TO BE DONE:
Repeat the material verbatim. Images are excluded from the copy.

-- SUPPLIED INFORMATION start --

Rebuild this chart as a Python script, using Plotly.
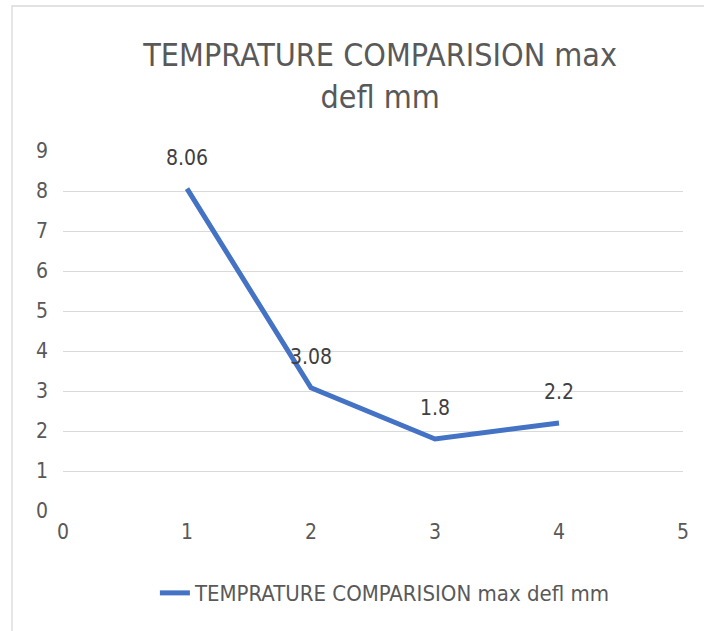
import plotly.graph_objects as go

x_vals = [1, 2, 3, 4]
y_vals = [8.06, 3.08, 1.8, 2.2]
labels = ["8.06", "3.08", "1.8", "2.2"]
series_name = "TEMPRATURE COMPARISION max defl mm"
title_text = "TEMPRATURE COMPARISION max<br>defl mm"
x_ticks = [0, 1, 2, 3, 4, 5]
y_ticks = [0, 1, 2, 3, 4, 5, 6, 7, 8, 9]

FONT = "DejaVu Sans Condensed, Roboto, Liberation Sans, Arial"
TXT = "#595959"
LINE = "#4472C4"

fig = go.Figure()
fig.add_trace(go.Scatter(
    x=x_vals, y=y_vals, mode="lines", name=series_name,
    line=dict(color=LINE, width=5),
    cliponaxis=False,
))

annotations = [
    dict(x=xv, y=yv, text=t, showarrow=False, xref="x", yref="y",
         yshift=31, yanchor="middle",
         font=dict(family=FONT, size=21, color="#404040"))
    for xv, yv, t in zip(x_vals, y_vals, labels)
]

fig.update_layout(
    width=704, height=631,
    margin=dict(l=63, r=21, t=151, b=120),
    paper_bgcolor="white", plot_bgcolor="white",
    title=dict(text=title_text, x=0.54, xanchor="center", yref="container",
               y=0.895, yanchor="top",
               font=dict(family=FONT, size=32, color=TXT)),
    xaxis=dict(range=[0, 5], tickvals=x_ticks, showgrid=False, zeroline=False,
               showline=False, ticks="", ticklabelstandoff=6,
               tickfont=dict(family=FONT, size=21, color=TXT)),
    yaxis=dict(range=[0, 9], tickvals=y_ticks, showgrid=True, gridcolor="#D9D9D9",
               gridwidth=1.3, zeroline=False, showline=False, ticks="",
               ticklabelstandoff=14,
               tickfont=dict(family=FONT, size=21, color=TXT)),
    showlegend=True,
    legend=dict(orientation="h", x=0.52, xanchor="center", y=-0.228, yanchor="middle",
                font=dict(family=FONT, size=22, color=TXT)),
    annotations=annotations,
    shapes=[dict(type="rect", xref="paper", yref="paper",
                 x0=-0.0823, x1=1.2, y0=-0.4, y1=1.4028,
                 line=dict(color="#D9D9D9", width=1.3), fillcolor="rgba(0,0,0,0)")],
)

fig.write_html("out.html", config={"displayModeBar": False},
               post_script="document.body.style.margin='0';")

-- SUPPLIED INFORMATION end --

EXERCISE OUTPUT:
Rebuild this chart as a Python script, using Plotly.
import plotly.graph_objects as go

x_vals = [1, 2, 3, 4]
y_vals = [8.06, 3.08, 1.8, 2.2]
labels = ["8.06", "3.08", "1.8", "2.2"]
series_name = "TEMPRATURE COMPARISION max defl mm"
title_text = "TEMPRATURE COMPARISION max<br>defl mm"
x_ticks = [0, 1, 2, 3, 4, 5]
y_ticks = [0, 1, 2, 3, 4, 5, 6, 7, 8, 9]

FONT = "DejaVu Sans Condensed, Roboto, Liberation Sans, Arial"
TXT = "#595959"
LINE = "#4472C4"

fig = go.Figure()
fig.add_trace(go.Scatter(
    x=x_vals, y=y_vals, mode="lines", name=series_name,
    line=dict(color=LINE, width=5),
    cliponaxis=False,
))

annotations = [
    dict(x=xv, y=yv, text=t, showarrow=False, xref="x", yref="y",
         yshift=31, yanchor="middle",
         font=dict(family=FONT, size=21, color="#404040"))
    for xv, yv, t in zip(x_vals, y_vals, labels)
]

fig.update_layout(
    width=704, height=631,
    margin=dict(l=63, r=21, t=151, b=120),
    paper_bgcolor="white", plot_bgcolor="white",
    title=dict(text=title_text, x=0.54, xanchor="center", yref="container",
               y=0.895, yanchor="top",
               font=dict(family=FONT, size=32, color=TXT)),
    xaxis=dict(range=[0, 5], tickvals=x_ticks, showgrid=False, zeroline=False,
               showline=False, ticks="", ticklabelstandoff=6,
               tickfont=dict(family=FONT, size=21, color=TXT)),
    yaxis=dict(range=[0, 9], tickvals=y_ticks, showgrid=True, gridcolor="#D9D9D9",
               gridwidth=1.3, zeroline=False, showline=False, ticks="",
               ticklabelstandoff=14,
               tickfont=dict(family=FONT, size=21, color=TXT)),
    showlegend=True,
    legend=dict(orientation="h", x=0.52, xanchor="center", y=-0.228, yanchor="middle",
                font=dict(family=FONT, size=22, color=TXT)),
    annotations=annotations,
    shapes=[dict(type="rect", xref="paper", yref="paper",
                 x0=-0.0823, x1=1.2, y0=-0.4, y1=1.4028,
                 line=dict(color="#D9D9D9", width=1.3), fillcolor="rgba(0,0,0,0)")],
)

fig.write_html("out.html", config={"displayModeBar": False},
               post_script="document.body.style.margin='0';")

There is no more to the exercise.